Social skills must be learned by some; for others, they come naturally. My last post, Social Skills: Small Talk, offered some tips to teach your children if they feel awkward participating in casual talk. But, it might be something else that interferes with their social skills.
It was my first year to teach elementary school. I had a class of sixth graders for all subjects except physical education. Because we were together so much, we became family. In addition to academics, I cared about each one’s personal needs. I worried about Susie’s home life, Jake’s arrogance over his good grades, Steve’s need to talk continually, and Karen’s shyness. As the year progressed, I saw improvement in many children’s issues.
Michael’s Weird Noises
However, there was one child I’ll call Michael whose social skills didn’t improve. He was shunned by his classmates because of annoying habits. One that drove everyone nuts was that he made weird noises and thought they were hysterically funny. No one else was amused. I watched kids walk away from him on the playground. Occasionally, some reacted negatively, telling him to “knock it off.” The more kids avoided him, the more his weird behavior escalated. It was a vicious cycle.
Social Skills of Preteens
Eleven- and twelve-year-olds are on the edge of becoming sophisticated teens. They don’t want anyone to think they enjoy the silliness of childhood. His behavior may have gotten laughs in the second grade, but not in sixth grade.
Sometimes, the cute little behaviors of our preschoolers become barriers that keep them from making friends in school. It may be cute for four-year-old Tim to dominate conversations, tell others what to do, or make weird noises. However, those traits do not endear him to his preteen peers. It’s important that we look at childish behaviors and ask ourselves, “Will others enjoys these actions, or will they make Tim stand out as strange or annoying?” If you notice a behavior that will be socially unacceptable to friends, it’s best to make the changes before your child begins school.

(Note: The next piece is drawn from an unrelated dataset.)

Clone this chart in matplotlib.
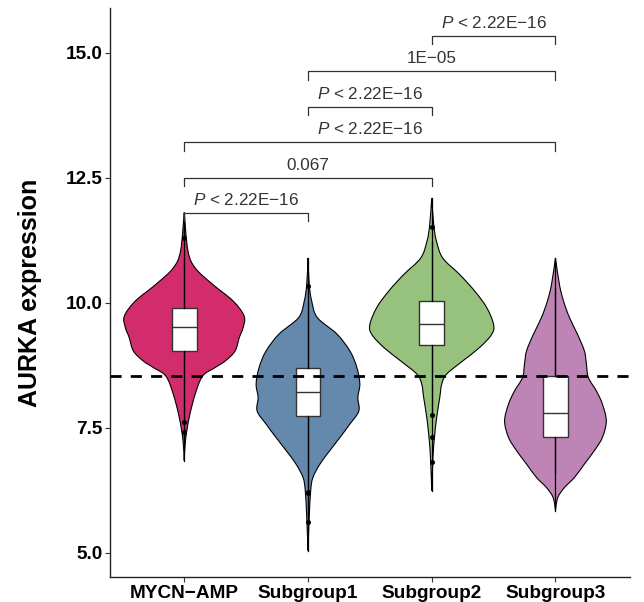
import numpy as np
import matplotlib
matplotlib.use("Agg")
import matplotlib.pyplot as plt
from matplotlib.path import Path
from matplotlib.patches import PathPatch

plt.rcParams['font.family'] = ['Liberation Sans', 'DejaVu Sans']
plt.rcParams['mathtext.fontset'] = 'custom'
plt.rcParams['mathtext.it'] = 'Liberation Sans:italic'
plt.rcParams['mathtext.rm'] = 'Liberation Sans'

#######################
#
# Data

groups = ['MYCN\u2212AMP', 'Subgroup1', 'Subgroup2', 'Subgroup3']
colors = ['#D32C6C', '#6589AD', '#96C27E', '#BE84B5']

# violin outlines: expression value and half width (x units)
mycn_y  = [11.80, 11.03, 10.69, 10.37, 10.03, 9.73, 9.50, 9.30, 9.03, 8.83, 8.70, 8.53, 8.17, 7.70, 7.24, 6.84]
mycn_w  = [0.000, 0.030, 0.089, 0.226, 0.395, 0.484, 0.476, 0.445, 0.411, 0.331, 0.250, 0.149, 0.089, 0.040, 0.010, 0.000]
sub1_y  = [10.89, 10.36, 10.03, 9.70, 9.37, 9.03, 8.70, 8.37, 8.10, 7.83, 7.57, 7.30, 7.04, 6.77, 6.50, 6.24, 5.70, 5.04]
sub1_w  = [0.000, 0.010, 0.030, 0.075, 0.234, 0.339, 0.395, 0.419, 0.403, 0.411, 0.339, 0.258, 0.177, 0.097, 0.040, 0.022, 0.010, 0.000]
sub2_y  = [12.09, 11.56, 11.23, 10.89, 10.56, 10.23, 9.90, 9.56, 9.36, 9.10, 8.83, 8.57, 8.37, 8.10, 7.70, 7.30, 6.90, 6.24]
sub2_w  = [0.000, 0.016, 0.038, 0.089, 0.226, 0.347, 0.444, 0.500, 0.484, 0.387, 0.250, 0.121, 0.081, 0.065, 0.040, 0.022, 0.010, 0.000]
sub3_y  = [10.89, 10.36, 10.03, 9.70, 9.37, 9.03, 8.77, 8.50, 8.23, 7.97, 7.63, 7.30, 7.04, 6.77, 6.50, 6.30, 6.10, 5.84]
sub3_w  = [0.000, 0.032, 0.065, 0.113, 0.177, 0.234, 0.250, 0.266, 0.331, 0.379, 0.411, 0.379, 0.315, 0.234, 0.153, 0.073, 0.019, 0.000]

# box stats: whislo, q1, med, q3, whishi
box_stats = [
    [7.70, 9.03, 9.52, 9.90, 10.89],
    [6.30, 7.74, 8.21, 8.70, 10.01],
    [7.80, 9.15, 9.57, 10.04, 11.21],
    [6.60, 7.32, 7.79, 8.53, 10.30],
]
outliers = [
    [11.29, 7.62, 7.42],
    [10.33, 6.22, 6.19, 5.62],
    [11.51, 7.75, 7.32, 6.82],
    [],
]

cutoff = 8.53

# significance brackets: (group i, group j, height, label)
comparisons = [
    (1, 2, 11.80, 'p'),
    (1, 3, 12.50, '0.067'),
    (1, 4, 13.21, 'p'),
    (2, 3, 13.92, 'p'),
    (2, 4, 14.63, '1E\u221205'),
    (3, 4, 15.34, 'p'),
]
plabel = r'$\mathit{P}$' + ' < 2.22E\u221216'

violins = [(mycn_y, mycn_w), (sub1_y, sub1_w), (sub2_y, sub2_w), (sub3_y, sub3_w)]


def smooth_side(px, py):
    # catmull-rom through the outline points, as bezier segments
    pts = np.column_stack([px, py])
    ext = np.vstack([pts[0], pts, pts[-1]])
    verts = [pts[0]]
    codes = []
    for k in range(len(pts) - 1):
        p0, p1, p2, p3 = ext[k], ext[k + 1], ext[k + 2], ext[k + 3]
        verts += [p1 + (p2 - p0) / 6.0, p2 - (p3 - p1) / 6.0, p2]
        codes += [Path.CURVE4] * 3
    return verts, codes


#######################
#
# Plot

fig = plt.figure(figsize=(6.44, 6.02), dpi=100)
ax = fig.add_axes([0.1708, 0.0415, 0.807, 0.9452])

positions = np.arange(1, len(groups) + 1)

for pos, (vy, vw), col in zip(positions, violins, colors):
    vy = np.array(vy)
    vw = np.array(vw)
    rv, rc = smooth_side(pos + vw, vy)
    lv, lc = smooth_side(pos - vw[::-1], vy[::-1])
    verts = rv + lv[1:] + [rv[0]]
    codes = [Path.MOVETO] + rc + lc + [Path.CLOSEPOLY]
    ax.add_patch(PathPatch(Path(verts, codes), facecolor=col, edgecolor='black',
                           linewidth=0.8, zorder=2))
    # thin tails show up as a line
    ax.plot([pos, pos], [vy.min(), vy.max()], color='black', lw=0.9, zorder=3)

bxp = []
for st, fl, g in zip(box_stats, outliers, groups):
    bxp.append(dict(whislo=st[0], q1=st[1], med=st[2], q3=st[3], whishi=st[4],
                    fliers=fl, label=g))
ax.bxp(bxp, positions=positions, widths=0.2, patch_artist=True,
       showcaps=False, zorder=4,
       boxprops=dict(facecolor='white', edgecolor='#333333', linewidth=1.0),
       medianprops=dict(color='#333333', linewidth=1.0),
       whiskerprops=dict(color='black', linewidth=0.9),
       flierprops=dict(marker='o', markersize=2.6, markerfacecolor='black',
                       markeredgecolor='black'))

ax.axhline(cutoff, color='black', lw=2.0, dashes=(4, 3.3), zorder=5)

tick = 0.17
for i, j, h, lab in comparisons:
    ax.plot([i, i, j, j], [h - tick, h, h, h - tick], color='#333333', lw=0.9, zorder=3)
    txt = plabel if lab == 'p' else lab
    ax.text((i + j) / 2, h + 0.1, txt, ha='center', va='bottom', fontsize=12.3,
            color='#333333')

ax.set_xlim(0.4, 4.6)
ax.set_ylim(4.51, 15.89)
ax.set_yticks([5.0, 7.5, 10.0, 12.5, 15.0])
ax.set_yticklabels(['5.0', '7.5', '10.0', '12.5', '15.0'])
ax.set_xticks(positions)
ax.set_xticklabels(groups)
for lbl in ax.get_xticklabels() + ax.get_yticklabels():
    lbl.set_fontweight('bold')
    lbl.set_fontsize(13.7)
    lbl.set_color('black')
ax.tick_params(axis='both', length=3.5, width=0.8, color='#333333', pad=2)
ax.set_ylabel('AURKA expression', fontsize=18, fontweight='bold', labelpad=17)

for s in ['top', 'right']:
    ax.spines[s].set_visible(False)
for s in ['left', 'bottom']:
    ax.spines[s].set_linewidth(1.0)
    ax.spines[s].set_color('#222222')

plt.savefig('out.png', dpi=100)
plt.close()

Using Behavior Modification to Improve Social Skills
However, what if you realize that one of those annoying actions is solidly ingrained into your preteen’s behavior? The most effective way to eliminate a behavior is a technique called behavior modification. Before you begin, talk to your child to enlist his cooperation.
Basically, it requires that you reward your child when he goes for a specified amount of time without doing the annoying action. You can keep up with the “credits” he earns by tokens in a jar or marks on a chart. The important point is that you be absolutely consistent. In the case of making weird noises, you can give a token for every thirty minutes that he is “weird-noise free.” Behavior modification is much more effective if reward is given for positive behavior instead of punishment for negative behavior which should be ignored.
At intervals in the program, he can use his credits for one of a few prearranged rewards. The rewards don’t have to be expensive. I worked with a mom and her nine-year-old daughter whose reward—chosen by the girl—was an outing to get ice cream and go to the park with Mom.
The cure rate? There is almost always a successful ending if the parent is consistent. Most of the time, the behavior can be eliminated in less than two weeks.
It’s Worth the Hard Work
As difficult as this will be, it seems a short time when you consider a lifetime of good social skills for your child.
Did I resolve the problem for the boy in my sixth grade class? No, I didn’t. I was a young, inexperienced teacher. If I could have a “re-do,” I would work with the mom as both of us used behavior modification to eliminate the weird noises.